By Jay D. Prince
So last month I waxed on and on about this grandiose idea for a squash club with 20 singles courts and four doubles courts that would be convertible between hardball and softball. Crazy, right? Maybe not.
Since I wrote about my little daydream, I’ve received several phone calls and emails about it. A couple from right here in Seattle and others from around the country. And it’s not like this sort of thing hasn’t been done before.
In Amsterdam, there is a club with 21 courts including a three-glass wall center court—about a mike from another club with 12 courts in a living room setting featuring a bar in the middle. That’s 33 courts within a mile of each other, both a which are packed five days a week.
I will be up front and admit that I have no experience managing a club…of any kind. None. Zilch. But it is really ludicrous to think something this big can’t work in the US? I know the cost would be huge; somewhere between $10-20 million. Fine. How many members would it take for a club like this to be economically viable? Better yet, if we assume squash alone couldn’t support a club of this size here, what else would it take to generate a sufficiently large membership base to make it work?
Basketball? Swimming? Aerobics? Yoga? Pilates? Spinning, cardio and weight rooms? A spa? How many personal trainers? A full-service restaurant or a cafe/bar? Parking and/or easy access to mass transportation like subways, light rail and busses? You tell me.

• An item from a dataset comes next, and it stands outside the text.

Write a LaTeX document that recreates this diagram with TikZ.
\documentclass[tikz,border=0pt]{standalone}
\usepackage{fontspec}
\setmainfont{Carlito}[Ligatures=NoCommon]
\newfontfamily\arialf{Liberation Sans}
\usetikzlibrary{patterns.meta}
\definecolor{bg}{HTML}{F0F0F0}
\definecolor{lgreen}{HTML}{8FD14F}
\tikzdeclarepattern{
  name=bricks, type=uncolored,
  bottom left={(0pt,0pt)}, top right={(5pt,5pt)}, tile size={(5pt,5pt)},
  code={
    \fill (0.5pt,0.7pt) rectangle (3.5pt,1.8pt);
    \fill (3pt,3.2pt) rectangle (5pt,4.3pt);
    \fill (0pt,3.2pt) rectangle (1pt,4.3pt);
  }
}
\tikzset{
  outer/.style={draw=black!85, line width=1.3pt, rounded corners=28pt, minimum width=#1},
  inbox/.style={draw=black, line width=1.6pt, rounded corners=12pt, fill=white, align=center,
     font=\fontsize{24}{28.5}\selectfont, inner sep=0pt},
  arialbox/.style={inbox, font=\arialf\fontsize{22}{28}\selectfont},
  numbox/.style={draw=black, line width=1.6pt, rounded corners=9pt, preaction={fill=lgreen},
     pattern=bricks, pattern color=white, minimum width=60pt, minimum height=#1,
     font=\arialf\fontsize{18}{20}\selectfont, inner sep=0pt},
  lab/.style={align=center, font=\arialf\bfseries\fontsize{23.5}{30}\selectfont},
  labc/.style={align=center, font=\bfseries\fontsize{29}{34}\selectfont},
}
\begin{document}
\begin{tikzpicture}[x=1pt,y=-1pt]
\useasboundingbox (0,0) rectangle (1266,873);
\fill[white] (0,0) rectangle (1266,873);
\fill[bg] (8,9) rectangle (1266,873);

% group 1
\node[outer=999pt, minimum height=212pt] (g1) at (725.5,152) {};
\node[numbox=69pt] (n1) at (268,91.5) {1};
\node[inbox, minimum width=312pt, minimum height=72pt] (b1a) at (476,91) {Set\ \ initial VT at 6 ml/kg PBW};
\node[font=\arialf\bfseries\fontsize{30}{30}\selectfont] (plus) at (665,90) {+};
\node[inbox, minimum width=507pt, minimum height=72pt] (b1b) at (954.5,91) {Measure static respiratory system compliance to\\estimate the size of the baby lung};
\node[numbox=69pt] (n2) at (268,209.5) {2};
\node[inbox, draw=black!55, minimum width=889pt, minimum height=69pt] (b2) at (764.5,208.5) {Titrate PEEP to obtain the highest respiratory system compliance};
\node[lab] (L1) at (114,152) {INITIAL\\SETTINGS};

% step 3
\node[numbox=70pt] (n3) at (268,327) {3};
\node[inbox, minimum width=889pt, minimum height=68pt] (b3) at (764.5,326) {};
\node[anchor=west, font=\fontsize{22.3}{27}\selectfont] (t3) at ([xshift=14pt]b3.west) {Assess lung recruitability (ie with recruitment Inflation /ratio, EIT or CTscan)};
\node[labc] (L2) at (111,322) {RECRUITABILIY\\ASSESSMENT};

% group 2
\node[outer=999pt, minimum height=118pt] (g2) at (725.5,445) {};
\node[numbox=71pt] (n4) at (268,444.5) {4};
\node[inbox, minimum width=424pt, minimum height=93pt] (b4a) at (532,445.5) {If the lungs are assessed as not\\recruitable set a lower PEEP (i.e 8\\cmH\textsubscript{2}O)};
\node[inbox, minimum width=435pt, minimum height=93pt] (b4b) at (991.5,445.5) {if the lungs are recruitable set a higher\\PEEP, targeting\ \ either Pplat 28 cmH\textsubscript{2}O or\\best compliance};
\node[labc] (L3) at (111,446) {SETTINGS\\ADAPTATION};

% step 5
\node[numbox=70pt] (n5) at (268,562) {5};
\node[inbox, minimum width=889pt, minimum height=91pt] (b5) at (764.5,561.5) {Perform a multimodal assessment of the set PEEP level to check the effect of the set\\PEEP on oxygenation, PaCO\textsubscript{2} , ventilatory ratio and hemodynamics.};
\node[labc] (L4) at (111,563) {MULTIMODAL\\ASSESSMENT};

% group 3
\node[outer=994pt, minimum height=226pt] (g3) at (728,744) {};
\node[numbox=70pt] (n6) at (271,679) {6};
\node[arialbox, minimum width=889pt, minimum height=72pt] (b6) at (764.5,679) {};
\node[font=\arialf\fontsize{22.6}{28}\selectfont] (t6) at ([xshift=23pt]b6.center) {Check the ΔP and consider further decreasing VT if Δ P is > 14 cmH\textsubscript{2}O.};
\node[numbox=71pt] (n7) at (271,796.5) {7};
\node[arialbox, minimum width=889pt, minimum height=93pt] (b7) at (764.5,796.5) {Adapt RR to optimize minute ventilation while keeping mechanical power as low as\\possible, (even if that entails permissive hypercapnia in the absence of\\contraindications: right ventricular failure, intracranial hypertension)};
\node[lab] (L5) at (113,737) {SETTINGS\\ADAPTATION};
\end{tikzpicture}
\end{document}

I’ve mentioned the Pro Sports Club that is located in proximity to Microsoft in Redmond, WA. That club is nearly 300,000 square feet with everything mentioned above plus six tennis courts. The Pro Club services somewhere in the neighborhood of 30,000 members. The Multnomah Athletic Club in Portland, OR, is similar in size with respect to membership.

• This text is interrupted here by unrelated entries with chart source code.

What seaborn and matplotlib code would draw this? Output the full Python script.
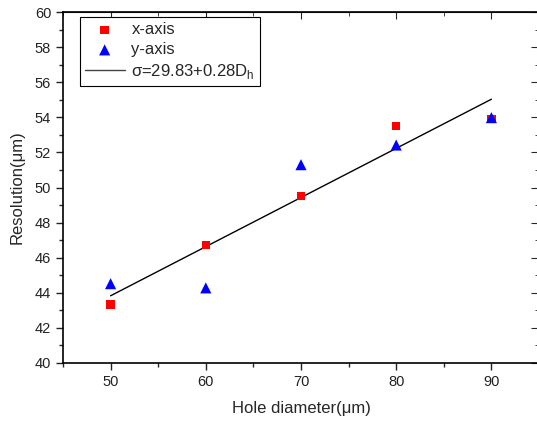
import matplotlib
matplotlib.use("Agg")
import matplotlib.pyplot as plt
from matplotlib.ticker import MultipleLocator, NullFormatter
import seaborn as sns
import pandas as pd
import numpy as np

# data
hole_diameter = [50, 60, 70, 80, 90]
x_axis_res = [43.33, 46.72, 49.52, 53.52, 53.92]
y_axis_res = [44.52, 44.28, 51.30, 52.42, 53.98]
fit_intercept = 29.83
fit_slope = 0.28
fit_label = r"σ=29.83+0.28D$_\mathregular{h}$"

sns.set_style("ticks")
plt.rcParams["font.family"] = ["Liberation Sans", "DejaVu Sans"]
plt.rcParams["mathtext.fontset"] = "custom"
plt.rcParams["mathtext.rm"] = "Liberation Sans"

fig = plt.figure(figsize=(5.37, 4.22), dpi=100)
ax = fig.add_axes([63 / 537, 59 / 422, 476 / 537, 351 / 422])

df = pd.DataFrame({"d": hole_diameter, "x": x_axis_res, "y": y_axis_res})
fit_x = np.array([hole_diameter[0], hole_diameter[-1]])
fit_df = pd.DataFrame({"d": fit_x, "fit": fit_intercept + fit_slope * fit_x})

sns.scatterplot(data=df, x="d", y="x", marker="s", s=6 ** 2, color="#FF0000",
                edgecolor="none", label="x-axis", ax=ax, zorder=3)
sns.scatterplot(data=df, x="d", y="y", marker="^", s=8 ** 2, color="#0000FF",
                edgecolor="none", label="y-axis", ax=ax, zorder=3)
sns.lineplot(data=fit_df, x="d", y="fit", color="black", lw=1.0,
             label=fit_label, ax=ax, zorder=2)

ax.set_xlim(45, 95)
ax.set_ylim(40, 60)
ax.xaxis.set_major_locator(MultipleLocator(10))
ax.xaxis.set_minor_locator(MultipleLocator(5))
ax.yaxis.set_major_locator(MultipleLocator(2))
ax.yaxis.set_minor_locator(MultipleLocator(1))
ax.tick_params(which="major", direction="out", length=5, width=1, labelsize=10.5,
               colors="#222222", labelcolor="#222222")
ax.tick_params(which="minor", direction="out", length=3, width=1)

for sp in ax.spines.values():
    sp.set_visible(True)
    sp.set_linewidth(1.2)
    sp.set_color("black")

top = ax.secondary_xaxis("top")
top.xaxis.set_major_locator(MultipleLocator(10))
top.xaxis.set_minor_locator(MultipleLocator(5))
top.tick_params(which="both", direction="in", labeltop=False)
top.tick_params(which="major", length=5)
top.tick_params(which="minor", length=3)
top.xaxis.set_major_formatter(NullFormatter())
right = ax.secondary_yaxis("right")
right.yaxis.set_major_locator(MultipleLocator(2))
right.yaxis.set_minor_locator(MultipleLocator(1))
right.tick_params(which="both", direction="in", labelright=False)
right.tick_params(which="major", length=6)
right.tick_params(which="minor", length=3)
right.yaxis.set_major_formatter(NullFormatter())

ax.set_xlabel("Hole diameter(μm)", fontsize=12, labelpad=9)
ax.set_ylabel("Resolution(μm)", fontsize=12, labelpad=7)

leg = ax.legend(loc="upper left", bbox_to_anchor=(0.035, 0.985), fontsize=12,
                frameon=True, fancybox=False, edgecolor="black", framealpha=1,
                labelspacing=0.3, handlelength=2.4, handletextpad=0.4,
                borderpad=0.3, borderaxespad=0)
leg.get_frame().set_linewidth(0.8)
for h in leg.legend_handles:
    if isinstance(h, matplotlib.lines.Line2D):
        h.set_color("#444444")

fig.savefig("out.png", dpi=100)
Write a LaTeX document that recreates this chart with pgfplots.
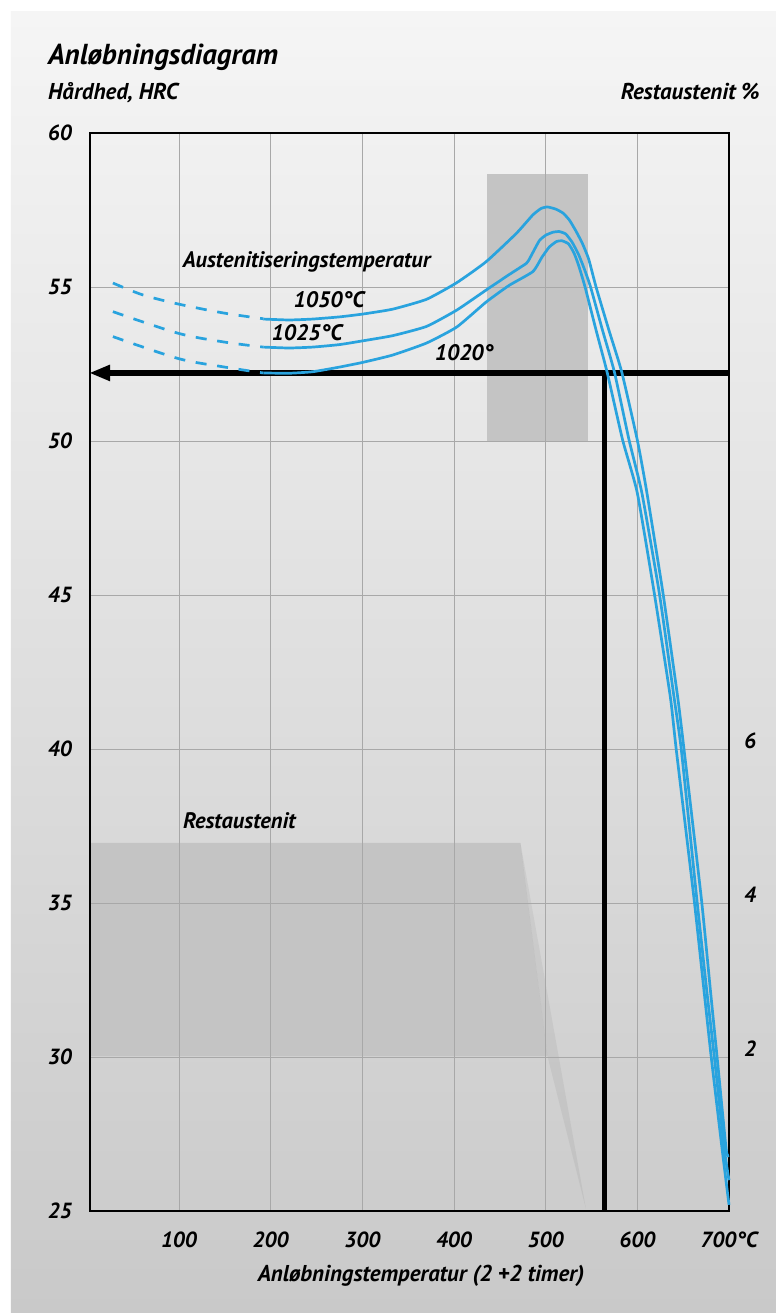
\documentclass[border=0pt]{standalone}
\usepackage{pgfplots}
\pgfplotsset{compat=1.18}
\usepackage{fontspec}
\setmainfont{PT Sans}
\usetikzlibrary{arrows.meta}
\definecolor{curveblue}{RGB}{41,163,222}
\definecolor{boxgray}{RGB}{196,196,196}
\definecolor{gridgray}{RGB}{168,168,168}
\newcommand{\annot}{\fontsize{22.5}{26}\selectfont\bfseries\itshape}
\pgfdeclarelayer{bg}
\pgfplotsset{
  layers/mylayers/.define layer set={bg,axis background,axis grid,axis ticks,axis lines,axis tick labels,main,axis descriptions,axis foreground}{},
  set layers=mylayers,
}
\begin{document}
\begin{tikzpicture}
\begin{pgfonlayer}{bg}
\fill[white] (-90bp,-102bp) rectangle (686bp,1211bp);
\shade[top color={rgb,255:red,245;green,245;blue,245}, bottom color={rgb,255:red,201;green,201;blue,201}] (-79bp,-102bp) rectangle (686bp,1199bp);
\end{pgfonlayer}
\begin{axis}[
  at={(0,0)}, anchor=south west,
  scale only axis, width=639bp, height=1078bp,
  xmin=3, xmax=700, ymin=25, ymax=60,
  xtick={100,200,300,400,500,600,700},
  xticklabels={100,200,300,400,500,600,700°C},
  ytick={25,30,35,40,45,50,55,60},
  yticklabels={25,30,35,40,45,50,55,60},
  grid=major,
  major grid style={draw=gridgray, line width=0.8bp},
  axis line style={line width=1.2bp},
  major tick length=0pt,
  tick label style={font=\fontsize{22}{26}\selectfont\bfseries\itshape},
  yticklabel style={anchor=east, inner sep=0pt, xshift=-18bp},
  xticklabel style={anchor=north, inner sep=0pt, yshift=-21bp},
  clip=false,
]
% shaded regions
\addplot[draw=none, fill=boxgray, on layer=axis background] coordinates {(435.5,50) (546.6,50) (546.6,58.67) (435.5,58.67)} -- cycle;
\addplot[draw=none, fill=boxgray, on layer=axis background] coordinates {(3,30.03) (3,36.95) (472.5,36.95) (502,30.03)} -- cycle;
\addplot[draw=none, fill=black, fill opacity=0.05, on layer=axis background] coordinates {(472.5,36.95) (544,25.06) (502,30.03)} -- cycle;
% black guide lines
\addplot[black, line width=5.5bp, -{Triangle[length=21bp,width=15bp]}] coordinates {(700,52.21) (2,52.21)};
\addplot[black, line width=5bp] coordinates {(564,52.3) (564,25)};
% 1050
\addplot[curveblue, line width=2.7bp, dash pattern=on 11bp off 10.7bp, smooth] coordinates {(28,55.13) (60,54.75) (99,54.45) (148,54.16) (192,53.97)};
\addplot[curveblue, line width=2.7bp, smooth, tension=0.3] coordinates {(192,53.96) (220,53.93) (246,53.96) (275,54.03) (300,54.12) (333,54.28) (370,54.6) (403,55.14) (435,55.82) (468,56.74) (486,57.34) (495,57.55) (502,57.60) (511,57.53) (519,57.40) (526,57.17) (533,56.82) (540,56.42) (547,55.9) (555,55.0) (569,53.6) (583,52.24) (600,50.03) (610,48.4) (628,45.06) (644,41.69) (651,39.97) (670,35.10) (680,32.08) (687,30.0) (697,26.98) (700,26.8)};
% 1025
\addplot[curveblue, line width=2.7bp, dash pattern=on 11bp off 10.7bp, smooth] coordinates {(28,54.2) (99,53.5) (148,53.22) (192,53.05)};
\addplot[curveblue, line width=2.7bp, smooth, tension=0.3] coordinates {(192,53.05) (220,53.02) (246,53.05) (275,53.13) (300,53.25) (333,53.42) (370,53.72) (403,54.25) (435,54.9) (460,55.4) (479,55.77) (483,55.95) (493,56.5) (500,56.68) (508,56.78) (515,56.8) (522,56.72) (529,56.45) (536,56.05) (542,55.6) (549,55.0) (562,53.6) (575,52.24) (591,50.03) (605,48.31) (624,45.06) (640,41.69) (648,39.97) (665,35.10) (676,32.08) (684,30) (695,26.98) (700,26.0)};
% 1020
\addplot[curveblue, line width=2.7bp, dash pattern=on 11bp off 10.7bp, smooth] coordinates {(28,53.39) (99,52.68) (148,52.41) (192,52.21)};
\addplot[curveblue, line width=2.7bp, smooth, tension=0.3] coordinates {(192,52.21) (220,52.2) (246,52.25) (275,52.4) (300,52.55) (333,52.79) (370,53.18) (403,53.70) (435,54.51) (460,55.05) (486,55.5) (496,55.97) (504,56.3) (512,56.48) (518,56.5) (525,56.4) (531,56.1) (536,55.7) (543,55.0) (555,53.6) (567,52.24) (584,50.03) (600,48.31) (618.5,45.06) (636,41.69) (642.5,39.97) (662,35.10) (673,32.08) (680.6,30) (692.6,26.98) (700,25.2)};
% annotations
\node[anchor=base west, inner sep=0pt, font=\annot] at (axis cs:104,55.62) {Austenitiseringstemperatur};
\node[anchor=base west, inner sep=0pt, font=\annot] at (axis cs:225,54.32) {1050°C};
\node[anchor=base west, inner sep=0pt, font=\annot] at (axis cs:201,53.25) {1025°C};
\node[anchor=base west, inner sep=0pt, font=\annot] at (axis cs:378.9,52.63) {1020°};
\node[anchor=base west, inner sep=0pt, font=\annot] at (axis cs:104.4,37.43) {Restaustenit};
\end{axis}
\node[anchor=base west, inner sep=0pt, font=\fontsize{29}{33}\selectfont\bfseries\itshape] at (-42bp,1146bp) {Anløbningsdiagram};
\node[anchor=base west, inner sep=0pt, font=\fontsize{23}{26}\selectfont\bfseries\itshape] at (-42bp,1111bp) {Hårdhed, HRC};
\node[anchor=base east, inner sep=0pt, font=\fontsize{23}{26}\selectfont\bfseries\itshape] at (670bp,1111bp) {Restaustenit \%};
\node[anchor=base, inner sep=0pt, font=\fontsize{23}{26}\selectfont\bfseries\itshape] at (331bp,-70bp) {Anløbningstemperatur (2 +2 timer)};
\node[inner sep=0pt, font=\fontsize{22}{26}\selectfont\bfseries\itshape] at (660bp,470bp) {6};
\node[inner sep=0pt, font=\fontsize{22}{26}\selectfont\bfseries\itshape] at (660bp,316bp) {4};
\node[inner sep=0pt, font=\fontsize{22}{26}\selectfont\bfseries\itshape] at (660bp,162bp) {2};
\end{tikzpicture}
\end{document}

With all the options outlined above, I would imagine a club like I’ve described would be able to accommodate a membership base that is similar in numbers. Obviously squash alone couldn’t support that. And I’m not so sure clubs of that size are really ideal. I’m sure they make a ton of money, but that isn’t really the point.
This idea is really about creating a destination for all things squash—and a very cool club for the locals in the area. If you think about it, even the US Championships struggle to find individual venues to host all matches during an event. True, Yale, Trinity and Harvard have a lot of courts. But even those facilities often need to rely on using local private schools for overflow.
When you stop and think about what the Urban Programs have accomplished in the last 10 years, it’s mind-boggling. The number of kids who have been given the opportunity to try this wonderful game is incredible. And most of those programs are working with just two schools in their areas. With the squash mecca, the potential for growth amount juniors is staggering. If you;re on the East Coast, you probably grew up with lacrosse as a staple of like for kids. That wasn’t the case on the West Coast. I had never heard of lacrosse until I saw it played at UC Berkeley. Today, lacrosse is spreading like wildfire now that the game has been exposed to schools. That’s really all it took, and it is rapidly catching up to soccer with respect to numbers of kids playing the game.
Kids everywhere are looking for fun things to do, not to mention their parents wanting that for them. Twenty singles courts (dare I say more?) would certainly make it possible to host kids from an entire city/region instead of just two schools. And this doesn’t even consider supporting an Urban Program at the same time.
Rather than rolling your eyes and brushing this concept aside, think about it for a while. Don’t get me wrong, I am not promoting this idea with the notion of wiping out small clubs. Far from it. There are lots of fantastic small clubs in this court. But there are undoubtedly areas where squash “Fields of Dreams” could thrive.